On 6/1/2017 8:32 PM, Richard Wordingham via Unicode wrote:
TUS Section 3 is like the Augean Stables.  It is a complete mess as a
standards document,

That is a matter of editorial taste, I suppose.

imputing mental states to computing processes.

That, however, is false. The rhetorical turn in the Unicode Standard's conformance clauses, "A process shall interpret..." and "A process shall not interpret..." has been in the standard for 21 years, and seems to have done its general job in guiding interoperable, conformant implementations fairly well. And everyone -- well, perhaps almost everyone -- has been able to figure out that such wording is a shorthand for something along the lines of "Any person implementing software conforming to the Unicode Standard in which a process does X shall implement it in such a way that that process when doing X shall follow the specification part Y, relevant to doing X, exactly according to that specification of Y...", rather than a misguided assumption that software processes are cognitive agents equipped with mental states that the standard can "tell what to think".

And I contend that the shorthand works just fine.


Table 3-7 for example, should be a consequence of a 'definition' that
UTF-8 only represents Unicode Scalar values and excludes 'non-shortest
forms'.

Well, Definition D92 does already explicitly limit UTF-8 to Unicode scalar values, and explicitly limits the form to sequences of one to four bytes. The reason why it doesn't explicitly include the exclusion of "non-shortest form" in the definition, but instead refers to Table 3-7 for the well-formed sequences (which, btw explicitly rule out all the non-shortest forms), is because that would create another terminological conundrum -- trying to specify an air-tight definition of "non-shortest form (of UTF-8)" before UTF-8 itself is defined. It is terminologically cleaner to let people *derive* non-shortest form from the explicit exclusions of Table 3-7.

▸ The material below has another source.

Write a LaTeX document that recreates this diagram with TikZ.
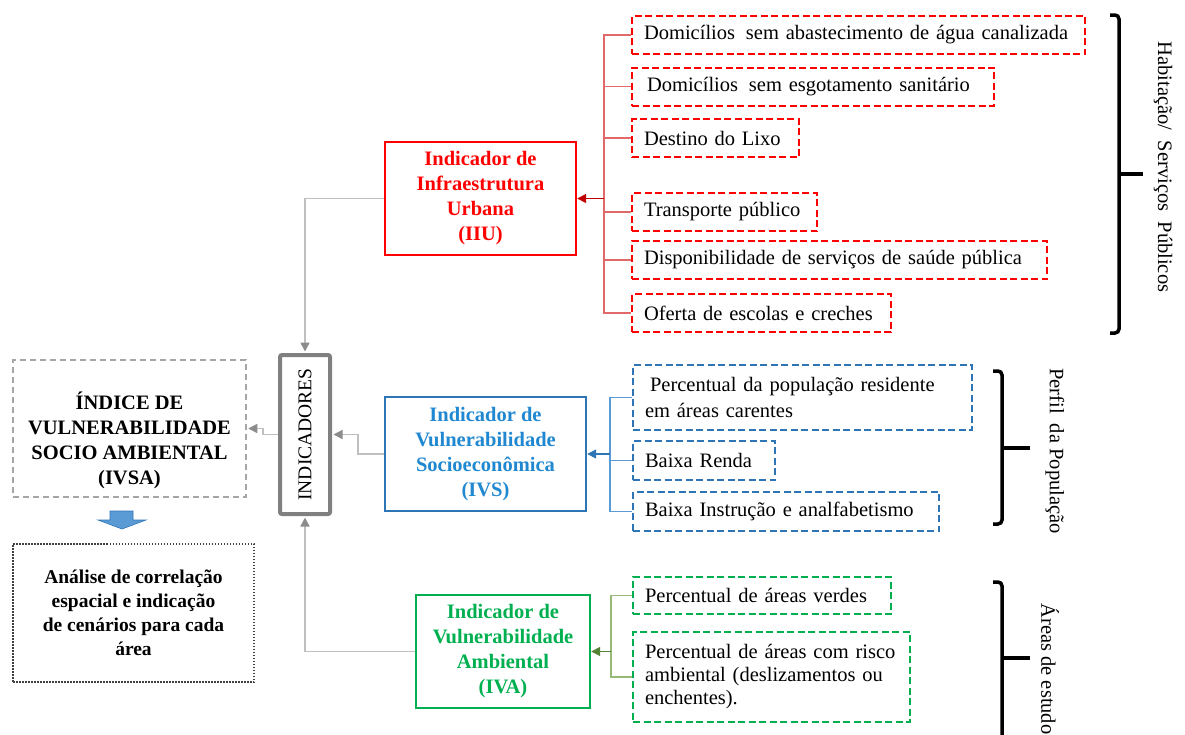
\documentclass[tikz,border=0pt]{standalone}
\usepackage{fontspec}
\setmainfont{Liberation Serif}
\usepackage{graphicx}
\usepackage{tikz}
\usetikzlibrary{positioning,arrows.meta}
\definecolor{InfraRed}{RGB}{255,0,0}
\definecolor{InfraLine}{RGB}{226,105,105}
\definecolor{InfraTip}{RGB}{192,0,0}
\definecolor{SocioBlue}{RGB}{46,117,182}
\definecolor{SocioText}{RGB}{32,136,208}
\definecolor{SocioLine}{RGB}{91,155,213}
\definecolor{AmbGreen}{RGB}{0,176,80}
\definecolor{AmbLine}{RGB}{150,185,120}
\definecolor{AmbTip}{RGB}{84,130,53}
\definecolor{LinkGray}{RGB}{191,191,191}
\definecolor{TipGray}{RGB}{140,140,140}
\definecolor{FrameGray}{RGB}{128,128,128}
\definecolor{IndexGray}{RGB}{166,166,166}
\definecolor{NoteGray}{RGB}{64,64,64}

\begin{document}
\begin{tikzpicture}[
		x=1pt,y=-1pt,
		indbox/.style={draw,line width=2.4pt,align=center,font=\fontsize{20.5}{25}\selectfont\bfseries},
		leaf/.style={draw,line width=2pt,dash pattern=on 7pt off 3.5pt,anchor=west,inner xsep=12pt,inner ysep=0pt,minimum height=38pt,align=left,font=\fontsize{20.5}{24}\selectfont},
		link/.style={LinkGray,line width=1.6pt,shorten >=1.5pt,-{Triangle[length=9pt,width=9pt,color=TipGray]}},
		brace/.style={line width=3.5pt,rounded corners=4pt},
		side/.style={rotate=-90,font=\fontsize{20.5}{25}\selectfont}
		]
				
				\useasboundingbox (0,0) rectangle (1185,734);
				
				\node[
				indbox,
				draw=InfraRed,
				text=InfraRed,
				minimum width=191pt,
				minimum height=113pt
				]
				(IIU) at (480.5,198.5)
				{Indicador de\\Infraestrutura\\Urbana\\(IIU)};
				
				\node[
				indbox,
				draw=SocioBlue,
				text=SocioText,
				minimum width=201pt,
				minimum height=114pt
				]
				(IVS) at (485.5,454)
				{Indicador de\\Vulnerabilidade\\Socioeconômica\\(IVS)};
				
				\node[
				indbox,
				draw=AmbGreen,
				text=AmbGreen,
				minimum width=174pt,
				minimum height=113pt
				]
				(IVA) at (503,651.5)
				{Indicador de\\Vulnerabilidade\\Ambiental\\(IVA)};
				
				\node[
				draw=FrameGray,
				line width=4pt,
				rounded corners=2pt,
				minimum width=50pt,
				minimum height=159pt,
				inner sep=0pt,
				font=\fontsize{19.5}{24}\selectfont
				]
				(IND) at (305,434.5)
				{\rotatebox{90}{INDICADORES}};
				
				\node[
				draw=IndexGray,
				line width=1.5pt,
				dash pattern=on 6pt off 4pt,
				minimum width=233pt,
				minimum height=137pt,
				align=center,
				font=\fontsize{20.5}{25}\selectfont\bfseries
				]
				(IVSA) at (129.5,428.5)
				{\rule{0pt}{42pt}ÍNDICE DE\\VULNERABILIDADE\\SOCIO AMBIENTAL\\(IVSA)};
				
				\node[
				draw=NoteGray,
				line width=1.5pt,
				dash pattern=on 1.5pt off 1.5pt,
				minimum width=241pt,
				minimum height=138pt,
				align=center,
				font=\fontsize{19.5}{24}\selectfont\bfseries
				]
				(AN) at (133.5,613)
				{Análise de correlação\\espacial e indicação\\de cenários para cada\\área};
				
				\node[leaf,draw=InfraRed,text width=429pt] (r1) at (631,35) {Domicílios\hspace{4pt} sem abastecimento de água canalizada};
				\node[leaf,draw=InfraRed,text width=338pt] (r2) at (631,86.5) {\hspace{3pt}Domicílios\hspace{4pt} sem esgotamento sanitário};
				\node[leaf,draw=InfraRed,text width=143pt] (r3) at (631,138) {Destino do Lixo};
				\node[leaf,draw=InfraRed,text width=161pt] (r4) at (631,212) {Transporte público};
				\node[leaf,draw=InfraRed,text width=391pt] (r5) at (631,260) {Disponibilidade de serviços de saúde pública};
				\node[leaf,draw=InfraRed,text width=235pt] (r6) at (631,313) {Oferta de escolas e creches};
				
				\node[leaf,draw=SocioBlue,text width=315pt,minimum height=65pt,font=\fontsize{20.5}{26.5}\selectfont] (b1) at (632,397.5) {\hspace{5pt}Percentual da população residente\\em áreas carentes};
				\node[leaf,draw=SocioBlue,text width=118pt,minimum height=39pt] (b2) at (632,460.5) {Baixa Renda};
				\node[leaf,draw=SocioBlue,text width=282pt,minimum height=39pt] (b3) at (632,511.5) {Baixa Instrução e analfabetismo};
				
				\node[leaf,draw=AmbGreen,text width=234pt,minimum height=37pt] (g1) at (632,595.5) {Percentual de áreas verdes};
				\node[leaf,draw=AmbGreen,text width=253pt,minimum height=90pt,font=\fontsize{20.5}{23}\selectfont] (g2) at (632,677) {Percentual de áreas com risco\\ambiental (deslizamentos ou\\enchentes).};
				
				\coordinate (rj) at (604,198.5);
				\coordinate (bj) at (610,454);
				\coordinate (gj) at (611,651.5);
				
				\draw[InfraLine,line width=1.5pt] (r1.west) -| (rj);
				\draw[InfraLine,line width=1.5pt] (r2.west) -| (rj);
				\draw[InfraLine,line width=1.5pt] (r3.west) -| (rj);
				\draw[InfraLine,line width=1.5pt] (r4.west) -| (rj);
				\draw[InfraLine,line width=1.5pt] (r5.west) -| (rj);
				\draw[InfraLine,line width=1.5pt] (r6.west) -| (rj);
				\draw[InfraTip,line width=1.5pt,-{Triangle[length=9pt,width=9pt]}] (rj) -- (IIU.east);
				
				\draw[SocioLine,line width=1.5pt] (b1.west) -| (bj);
				\draw[SocioLine,line width=1.5pt] (b2.west) -| (bj);
				\draw[SocioLine,line width=1.5pt] (b3.west) -| (bj);
				\draw[SocioBlue,line width=1.5pt,-{Triangle[length=9pt,width=9pt]}] (bj) -- (IVS.east);
				
				\draw[AmbLine,line width=1.5pt] (g1.west) -| (gj);
				\draw[AmbLine,line width=1.5pt] (g2.west) -| (gj);
				\draw[AmbTip,line width=1.5pt,-{Triangle[length=9pt,width=9pt]}] (gj) -- (IVA.east);
				
				\draw[link] (IIU.west) -| (IND.north);
				\draw[link] (IVS.west) -- ++(-26,0) |- (IND.east);
				\draw[link] (IND.west) -- ++(-15,0) |- (IVSA.east);
				\draw[link] (IVA.west) -| (IND.south);
				
				\filldraw[fill=SocioLine,draw=SocioBlue,line width=0.6pt] (110,511) -- (133,511) -- (133,520) -- (146,520) -- (122,529) -- (98,520) -- (110,520) -- cycle;
				
				\draw[brace] (1110,15) -- (1119,15) -- (1119,333) -- (1110,333);
				\draw[brace] (1119,174) -- (1143,174);
				\draw[brace] (993,371) -- (1002,371) -- (1002,524) -- (993,524);
				\draw[brace] (1002,448) -- (1030,448);
				\draw[brace] (993,582) -- (1002,582) -- (1002,740) -- (993,740);
				\draw[brace] (1002,658) -- (1030,658);
				
				\node[side] (HAB) at (1163,167) {Habitação/\ \ Serviços\ \ Públicos};
				\node[side] (POP) at (1055,451) {Perfil\ \ da População};
				\node[side,anchor=west] (EST) at (1050,600) {Áreas de estudo};
				
			\end{tikzpicture}
\end{document}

Instead, the exclusion of the sequence <ED A0 80> is presented
as a brute definition, rather than as a consequence of 0xD800 not being
a Unicode scalar value. Likewise, 0xFC fails to be legal because it
would define either a 'non-shortest form' or a value that is not a
Unicode scalar value.

Actually 0xFC fails quite simply and unambiguously, because it is not in Table 3-7. End of story.

Same for 0xFF. There is nothing architecturally special about 0xF5..0xFF. All are simply and unambiguously excluded from any well-formed UTF-8 byte sequence.

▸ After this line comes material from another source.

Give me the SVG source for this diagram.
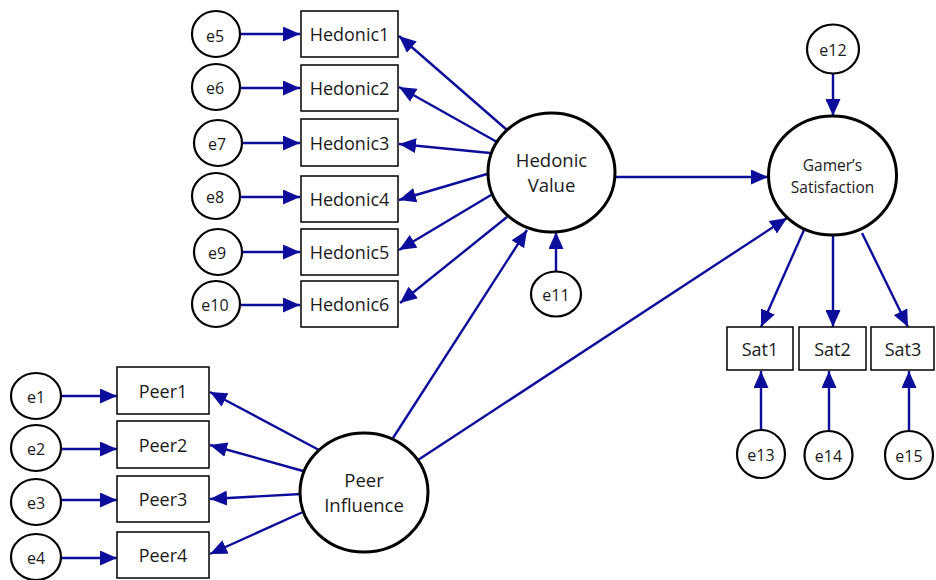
<svg xmlns="http://www.w3.org/2000/svg" width="936" height="580" viewBox="0 0 936 580">
<defs>
<marker id="ah" markerUnits="userSpaceOnUse" markerWidth="17" markerHeight="15" refX="17" refY="7.5" orient="auto">
<path d="M0,0 L17,7.5 L0,15 z" fill="#0d0d9c"/>
</marker>
<style>
.bg{fill:#ffffff}
.err{fill:#ffffff;stroke:#000;stroke-width:2.2}
.lat{fill:#ffffff;stroke:#000;stroke-width:3}
.box{fill:#ffffff;stroke:#000;stroke-width:1.5}
.c line{stroke:#0d0d9c;stroke-width:2.4;marker-end:url(#ah)}
text{font-family:"Open Sans","Noto Sans","Liberation Sans",sans-serif;fill:#1a1a1a;text-anchor:middle}
.t{font-size:18px}
.te{font-size:16px}
.tl{font-size:18.5px}
.tg{font-size:15.5px}
</style>
</defs>
<rect class="bg" x="0" y="0" width="936" height="580"/>
<g id="connectors" class="c">
<line x1="240" y1="34" x2="300" y2="34"/>
<line x1="240" y1="88" x2="300" y2="88"/>
<line x1="242" y1="143" x2="300" y2="143"/>
<line x1="240" y1="197" x2="300" y2="197"/>
<line x1="242" y1="252" x2="300" y2="252"/>
<line x1="240" y1="305" x2="300" y2="305"/>
<line x1="507" y1="130" x2="399" y2="36"/>
<line x1="497" y1="142" x2="399" y2="87"/>
<line x1="490" y1="153" x2="399" y2="144"/>
<line x1="487" y1="174" x2="399" y2="200"/>
<line x1="491" y1="195" x2="399" y2="250"/>
<line x1="507" y1="217" x2="400" y2="303"/>
<line x1="556" y1="271.5" x2="556" y2="232"/>
<line x1="615" y1="177" x2="768" y2="177"/>
<line x1="833" y1="74" x2="833" y2="116"/>
<line x1="804" y1="230" x2="761" y2="327"/>
<line x1="833" y1="235" x2="833" y2="327"/>
<line x1="862" y1="233" x2="908" y2="327"/>
<line x1="761" y1="430" x2="761" y2="371"/>
<line x1="829" y1="431" x2="829" y2="371"/>
<line x1="909" y1="431" x2="909" y2="371"/>
<line x1="61" y1="396" x2="117" y2="396"/>
<line x1="61" y1="449" x2="117" y2="449"/>
<line x1="61" y1="500" x2="117" y2="500"/>
<line x1="61" y1="558" x2="117" y2="558"/>
<line x1="319" y1="450" x2="210" y2="392"/>
<line x1="303" y1="471" x2="210" y2="445"/>
<line x1="301" y1="494" x2="210" y2="499"/>
<line x1="303" y1="512" x2="210" y2="554"/>
<line x1="393" y1="438" x2="527" y2="230"/>
<line x1="418" y1="460" x2="787" y2="218"/>
</g>
<g id="e5"><ellipse class="err" cx="216" cy="34" rx="24" ry="23"/><text class="te" x="215" y="41.5">e5</text></g>
<g id="e6"><ellipse class="err" cx="216" cy="87" rx="24" ry="23"/><text class="te" x="215" y="94">e6</text></g>
<g id="e7"><ellipse class="err" cx="218" cy="143" rx="24" ry="23"/><text class="te" x="217" y="150">e7</text></g>
<g id="e8"><ellipse class="err" cx="216" cy="196" rx="24" ry="23"/><text class="te" x="215" y="203">e8</text></g>
<g id="e9"><ellipse class="err" cx="218" cy="252" rx="24" ry="23"/><text class="te" x="217" y="259">e9</text></g>
<g id="e10"><ellipse class="err" cx="216" cy="304" rx="24" ry="23"/><text class="te" x="215" y="311">e10</text></g>
<g id="Hedonic1"><rect class="box" x="301" y="11" width="97" height="46"/><text class="t" x="349.5" y="41">Hedonic1</text></g>
<g id="Hedonic2"><rect class="box" x="301" y="65" width="97" height="46"/><text class="t" x="349.5" y="95">Hedonic2</text></g>
<g id="Hedonic3"><rect class="box" x="301" y="119" width="97" height="47"/><text class="t" x="349.5" y="149.5">Hedonic3</text></g>
<g id="Hedonic4"><rect class="box" x="301" y="176" width="97" height="46"/><text class="t" x="349.5" y="206">Hedonic4</text></g>
<g id="Hedonic5"><rect class="box" x="301" y="229" width="97" height="46"/><text class="t" x="349.5" y="259">Hedonic5</text></g>
<g id="Hedonic6"><rect class="box" x="301" y="281" width="97" height="46"/><text class="t" x="349.5" y="311">Hedonic6</text></g>
<g id="HedonicValue"><ellipse class="lat" cx="551.5" cy="172.5" rx="63.5" ry="59.5"/><text class="tl" x="551.5" y="167">Hedonic</text><text class="tl" x="551.5" y="192">Value</text></g>
<g id="e11"><ellipse class="err" cx="556" cy="294" rx="25" ry="22.5"/><text class="te" x="556" y="301">e11</text></g>
<g id="GamersSatisfaction"><ellipse class="lat" cx="832.5" cy="175.5" rx="64" ry="59.5"/><text class="tg" x="832.5" y="171">Gamer’s</text><text class="tg" x="832.5" y="193">Satisfaction</text></g>
<g id="e12"><ellipse class="err" cx="833" cy="49" rx="26" ry="24.5"/><text class="te" x="833" y="56">e12</text></g>
<g id="Sat1"><rect class="box" x="727" y="327" width="66" height="43"/><text class="t" x="760" y="355.5">Sat1</text></g>
<g id="Sat2"><rect class="box" x="799" y="327" width="67" height="43"/><text class="t" x="832.5" y="355.5">Sat2</text></g>
<g id="Sat3"><rect class="box" x="871" y="327" width="63" height="43"/><text class="t" x="903" y="355.5">Sat3</text></g>
<g id="e13"><ellipse class="err" cx="761" cy="454" rx="24" ry="24"/><text class="te" x="761" y="461">e13</text></g>
<g id="e14"><ellipse class="err" cx="828.5" cy="455" rx="24" ry="24"/><text class="te" x="828.5" y="462">e14</text></g>
<g id="e15"><ellipse class="err" cx="909" cy="455" rx="24" ry="24"/><text class="te" x="909" y="462">e15</text></g>
<g id="e1"><ellipse class="err" cx="36" cy="396" rx="25" ry="23"/><text class="te" x="36" y="403">e1</text></g>
<g id="e2"><ellipse class="err" cx="36" cy="448" rx="25" ry="23"/><text class="te" x="36" y="455">e2</text></g>
<g id="e3"><ellipse class="err" cx="36" cy="502" rx="25" ry="23"/><text class="te" x="36" y="509">e3</text></g>
<g id="e4"><ellipse class="err" cx="36" cy="557" rx="25" ry="23"/><text class="te" x="36" y="564">e4</text></g>
<g id="Peer1"><rect class="box" x="117" y="367" width="92" height="47"/><text class="t" x="163" y="398">Peer1</text></g>
<g id="Peer2"><rect class="box" x="117" y="421" width="92" height="47"/><text class="t" x="163" y="452">Peer2</text></g>
<g id="Peer3"><rect class="box" x="117" y="476" width="92" height="46"/><text class="t" x="163" y="506">Peer3</text></g>
<g id="Peer4"><rect class="box" x="117" y="532" width="92" height="46"/><text class="t" x="163" y="562">Peer4</text></g>
<g id="PeerInfluence"><ellipse class="lat" cx="364" cy="492.5" rx="64" ry="59.5"/><text class="tl" x="364" y="487">Peer</text><text class="tl" x="364" y="512">Influence</text></g>
</svg>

The differences are a matter of presentation; the outcome as to what is
permitted is the same.  The difference lies rather in whether the rules
are comprehensible.  A comprehensible definition is more likely to be
implemented correctly.  Where the presentation makes a difference is in
how malformed sequences are naturally handled.

Well, I don't think implementers have all that much trouble figuring out what *well-formed* UTF-8 is these days.

As for "how malformed sequences are naturally handled", I can't really say. Nor do I think the standard actually requires any particular handling to be conformant. It says thou shalt not emit them, and if you encounter them, thou shalt not interpret them as Unicode characters. Beyond that, it would be nice, of course, if people converged their error handling for malformed sequences in cooperative ways, but there is no conformance statement to that effect in the standard.

I have no trouble with the contention that the wording about "best practice" and "recommendations" regarding the handling of U+FFFD has caused some confusion and differences of interpretation among implementers. I'm sure the language in that area could use cleanup, precisely because it has led to contending, incompatible interpretations of the text. As to what actually *is* best practice in use of U+FFFD when attempting to convert ill-formed sequences handed off to UTF-8 conversion processes, or whether the Unicode Standard should attempt to narrow down or change practice in that area, I am completely agnostic. Back to the U+FFFD thread for that discussion.